┌─ Record extracts

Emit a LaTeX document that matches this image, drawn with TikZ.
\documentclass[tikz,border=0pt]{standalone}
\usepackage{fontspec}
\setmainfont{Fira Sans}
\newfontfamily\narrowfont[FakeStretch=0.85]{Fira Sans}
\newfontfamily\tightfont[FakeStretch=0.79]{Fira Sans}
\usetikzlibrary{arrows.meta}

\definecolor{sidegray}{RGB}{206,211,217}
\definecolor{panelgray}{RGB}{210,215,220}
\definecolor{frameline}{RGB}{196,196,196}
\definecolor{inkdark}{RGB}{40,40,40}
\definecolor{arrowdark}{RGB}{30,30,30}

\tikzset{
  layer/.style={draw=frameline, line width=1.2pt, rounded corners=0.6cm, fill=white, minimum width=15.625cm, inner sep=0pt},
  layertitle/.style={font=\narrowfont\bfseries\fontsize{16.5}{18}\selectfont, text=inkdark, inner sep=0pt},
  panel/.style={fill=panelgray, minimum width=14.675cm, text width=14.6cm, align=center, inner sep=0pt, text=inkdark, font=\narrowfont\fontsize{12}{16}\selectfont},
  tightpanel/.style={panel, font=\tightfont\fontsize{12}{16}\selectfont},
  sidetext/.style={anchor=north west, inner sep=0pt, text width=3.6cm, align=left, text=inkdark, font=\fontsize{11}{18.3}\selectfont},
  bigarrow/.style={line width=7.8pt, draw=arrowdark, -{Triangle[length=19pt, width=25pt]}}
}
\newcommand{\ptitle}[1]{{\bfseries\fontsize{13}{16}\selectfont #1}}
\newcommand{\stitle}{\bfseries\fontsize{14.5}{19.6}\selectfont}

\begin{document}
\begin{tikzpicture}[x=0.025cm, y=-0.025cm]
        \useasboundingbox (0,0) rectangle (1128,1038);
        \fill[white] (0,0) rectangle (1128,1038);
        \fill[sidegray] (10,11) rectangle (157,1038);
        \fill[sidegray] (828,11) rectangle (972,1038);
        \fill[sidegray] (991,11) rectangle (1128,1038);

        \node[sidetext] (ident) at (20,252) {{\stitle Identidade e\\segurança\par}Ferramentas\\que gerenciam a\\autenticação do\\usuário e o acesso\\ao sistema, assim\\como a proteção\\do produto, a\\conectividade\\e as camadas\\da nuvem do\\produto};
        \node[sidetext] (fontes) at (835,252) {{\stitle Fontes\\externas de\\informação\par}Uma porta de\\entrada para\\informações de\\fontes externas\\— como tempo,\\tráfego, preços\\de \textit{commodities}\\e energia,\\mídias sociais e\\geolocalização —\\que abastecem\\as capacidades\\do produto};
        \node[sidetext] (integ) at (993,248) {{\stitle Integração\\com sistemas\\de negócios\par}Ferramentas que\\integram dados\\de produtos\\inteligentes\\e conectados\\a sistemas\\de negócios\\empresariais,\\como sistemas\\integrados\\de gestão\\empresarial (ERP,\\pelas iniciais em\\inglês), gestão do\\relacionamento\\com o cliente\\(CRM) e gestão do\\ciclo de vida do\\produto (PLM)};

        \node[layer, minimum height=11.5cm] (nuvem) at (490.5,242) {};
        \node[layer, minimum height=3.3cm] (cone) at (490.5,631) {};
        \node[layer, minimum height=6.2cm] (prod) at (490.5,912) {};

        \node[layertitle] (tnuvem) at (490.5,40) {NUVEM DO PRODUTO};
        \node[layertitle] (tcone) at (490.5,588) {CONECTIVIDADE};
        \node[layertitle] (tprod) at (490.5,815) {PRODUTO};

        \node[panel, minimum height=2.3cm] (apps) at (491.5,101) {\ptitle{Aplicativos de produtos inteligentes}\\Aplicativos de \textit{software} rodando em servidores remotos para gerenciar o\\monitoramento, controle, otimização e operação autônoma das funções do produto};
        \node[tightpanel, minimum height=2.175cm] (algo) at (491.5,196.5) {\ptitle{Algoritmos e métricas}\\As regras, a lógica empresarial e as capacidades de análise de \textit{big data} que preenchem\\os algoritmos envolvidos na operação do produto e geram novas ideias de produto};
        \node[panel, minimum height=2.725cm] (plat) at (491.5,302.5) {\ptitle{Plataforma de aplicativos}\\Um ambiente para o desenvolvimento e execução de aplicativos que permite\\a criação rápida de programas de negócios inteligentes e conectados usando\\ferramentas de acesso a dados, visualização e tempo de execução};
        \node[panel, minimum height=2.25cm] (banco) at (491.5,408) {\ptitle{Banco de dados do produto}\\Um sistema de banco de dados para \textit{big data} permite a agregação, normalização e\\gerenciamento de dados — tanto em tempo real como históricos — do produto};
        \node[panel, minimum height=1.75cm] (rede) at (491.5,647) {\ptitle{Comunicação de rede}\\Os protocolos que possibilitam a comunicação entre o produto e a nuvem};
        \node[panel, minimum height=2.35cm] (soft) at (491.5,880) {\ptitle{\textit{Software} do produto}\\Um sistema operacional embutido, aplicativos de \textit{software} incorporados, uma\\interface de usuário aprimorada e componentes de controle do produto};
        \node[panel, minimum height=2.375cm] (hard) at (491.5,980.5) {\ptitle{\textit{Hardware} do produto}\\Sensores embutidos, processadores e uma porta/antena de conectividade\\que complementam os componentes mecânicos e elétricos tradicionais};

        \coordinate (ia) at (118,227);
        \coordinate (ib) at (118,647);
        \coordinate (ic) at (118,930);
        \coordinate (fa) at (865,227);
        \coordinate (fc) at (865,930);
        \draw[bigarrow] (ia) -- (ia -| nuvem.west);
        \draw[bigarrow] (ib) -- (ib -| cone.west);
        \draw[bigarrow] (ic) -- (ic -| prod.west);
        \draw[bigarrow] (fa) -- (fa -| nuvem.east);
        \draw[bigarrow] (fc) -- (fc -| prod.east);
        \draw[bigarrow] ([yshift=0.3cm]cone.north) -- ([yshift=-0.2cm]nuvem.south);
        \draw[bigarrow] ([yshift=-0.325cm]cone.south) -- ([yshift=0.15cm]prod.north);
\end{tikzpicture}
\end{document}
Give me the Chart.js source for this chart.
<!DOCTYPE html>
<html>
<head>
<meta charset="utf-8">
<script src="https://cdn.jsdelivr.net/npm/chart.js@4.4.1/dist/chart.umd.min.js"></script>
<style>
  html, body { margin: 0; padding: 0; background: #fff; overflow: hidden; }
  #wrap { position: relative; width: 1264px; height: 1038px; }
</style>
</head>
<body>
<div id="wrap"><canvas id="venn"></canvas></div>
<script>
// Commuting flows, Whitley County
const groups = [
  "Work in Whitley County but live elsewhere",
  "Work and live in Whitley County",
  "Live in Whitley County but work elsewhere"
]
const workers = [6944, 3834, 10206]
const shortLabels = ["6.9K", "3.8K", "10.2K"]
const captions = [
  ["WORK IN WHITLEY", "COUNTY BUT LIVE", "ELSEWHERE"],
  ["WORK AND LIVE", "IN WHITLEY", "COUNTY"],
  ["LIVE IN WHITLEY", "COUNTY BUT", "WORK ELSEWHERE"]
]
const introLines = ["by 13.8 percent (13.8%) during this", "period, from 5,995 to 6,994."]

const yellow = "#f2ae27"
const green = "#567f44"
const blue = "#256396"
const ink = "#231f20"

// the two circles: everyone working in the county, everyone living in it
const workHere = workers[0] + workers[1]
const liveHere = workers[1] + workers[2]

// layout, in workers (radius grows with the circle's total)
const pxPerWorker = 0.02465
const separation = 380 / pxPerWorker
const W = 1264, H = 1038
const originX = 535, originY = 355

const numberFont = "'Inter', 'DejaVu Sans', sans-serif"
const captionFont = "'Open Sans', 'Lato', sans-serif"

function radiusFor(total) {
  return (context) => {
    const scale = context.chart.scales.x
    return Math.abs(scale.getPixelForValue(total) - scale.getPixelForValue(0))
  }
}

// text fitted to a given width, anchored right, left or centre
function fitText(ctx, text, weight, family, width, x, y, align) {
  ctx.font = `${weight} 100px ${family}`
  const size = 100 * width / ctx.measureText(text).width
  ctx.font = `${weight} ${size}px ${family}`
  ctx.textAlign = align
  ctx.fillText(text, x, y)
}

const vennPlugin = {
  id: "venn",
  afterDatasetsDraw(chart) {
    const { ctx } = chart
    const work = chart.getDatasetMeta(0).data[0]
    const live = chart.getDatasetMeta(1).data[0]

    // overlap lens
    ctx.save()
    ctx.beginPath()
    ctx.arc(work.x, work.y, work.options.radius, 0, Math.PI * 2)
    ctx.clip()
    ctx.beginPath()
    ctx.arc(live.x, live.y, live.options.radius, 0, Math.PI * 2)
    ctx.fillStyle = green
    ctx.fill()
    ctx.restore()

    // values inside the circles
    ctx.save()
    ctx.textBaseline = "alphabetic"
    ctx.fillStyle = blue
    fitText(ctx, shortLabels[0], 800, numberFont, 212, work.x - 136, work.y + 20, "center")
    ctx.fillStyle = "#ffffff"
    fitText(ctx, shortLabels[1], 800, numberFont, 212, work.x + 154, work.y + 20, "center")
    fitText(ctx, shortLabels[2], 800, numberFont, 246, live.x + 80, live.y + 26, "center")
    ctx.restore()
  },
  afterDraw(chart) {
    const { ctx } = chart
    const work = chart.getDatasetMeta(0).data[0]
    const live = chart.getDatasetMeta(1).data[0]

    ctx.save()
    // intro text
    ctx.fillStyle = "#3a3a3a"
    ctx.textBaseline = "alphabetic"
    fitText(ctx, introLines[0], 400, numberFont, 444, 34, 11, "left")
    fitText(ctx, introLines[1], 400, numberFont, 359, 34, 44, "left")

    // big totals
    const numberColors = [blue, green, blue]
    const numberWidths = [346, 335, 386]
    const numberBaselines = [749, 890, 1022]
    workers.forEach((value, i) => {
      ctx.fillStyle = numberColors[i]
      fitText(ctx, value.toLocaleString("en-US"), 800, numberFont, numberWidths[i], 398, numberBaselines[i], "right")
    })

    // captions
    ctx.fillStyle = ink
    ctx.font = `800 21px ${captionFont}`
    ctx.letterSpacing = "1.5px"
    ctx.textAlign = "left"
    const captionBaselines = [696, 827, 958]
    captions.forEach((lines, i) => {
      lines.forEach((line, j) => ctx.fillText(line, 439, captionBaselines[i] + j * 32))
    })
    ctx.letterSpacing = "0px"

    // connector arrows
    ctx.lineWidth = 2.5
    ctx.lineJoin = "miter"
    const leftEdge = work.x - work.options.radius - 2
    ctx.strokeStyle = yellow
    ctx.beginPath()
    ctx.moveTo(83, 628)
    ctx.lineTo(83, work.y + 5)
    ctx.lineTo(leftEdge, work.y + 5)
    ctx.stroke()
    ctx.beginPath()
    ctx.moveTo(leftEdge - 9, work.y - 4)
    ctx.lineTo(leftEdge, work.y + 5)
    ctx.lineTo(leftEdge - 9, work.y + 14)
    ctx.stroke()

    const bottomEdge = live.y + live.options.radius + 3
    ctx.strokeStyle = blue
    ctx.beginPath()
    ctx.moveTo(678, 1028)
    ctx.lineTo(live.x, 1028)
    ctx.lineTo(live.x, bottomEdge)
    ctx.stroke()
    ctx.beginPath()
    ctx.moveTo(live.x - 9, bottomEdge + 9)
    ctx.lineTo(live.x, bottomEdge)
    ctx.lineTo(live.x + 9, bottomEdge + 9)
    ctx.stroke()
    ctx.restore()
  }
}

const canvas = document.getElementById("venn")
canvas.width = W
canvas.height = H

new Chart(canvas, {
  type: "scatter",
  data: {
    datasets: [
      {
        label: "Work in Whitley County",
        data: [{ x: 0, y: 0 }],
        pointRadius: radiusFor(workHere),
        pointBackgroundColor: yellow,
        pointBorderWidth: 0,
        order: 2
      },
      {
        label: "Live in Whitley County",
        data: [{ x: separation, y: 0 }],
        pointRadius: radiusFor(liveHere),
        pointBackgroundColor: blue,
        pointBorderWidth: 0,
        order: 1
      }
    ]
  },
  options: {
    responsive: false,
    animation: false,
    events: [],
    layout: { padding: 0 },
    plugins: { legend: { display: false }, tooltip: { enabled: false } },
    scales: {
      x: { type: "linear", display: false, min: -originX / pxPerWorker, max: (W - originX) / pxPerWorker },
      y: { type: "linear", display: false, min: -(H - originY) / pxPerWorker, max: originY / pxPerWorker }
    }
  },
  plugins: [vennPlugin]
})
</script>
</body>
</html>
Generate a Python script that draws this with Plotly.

└─

Report how many lines in the data include the word "that", and give nothing but the count.

2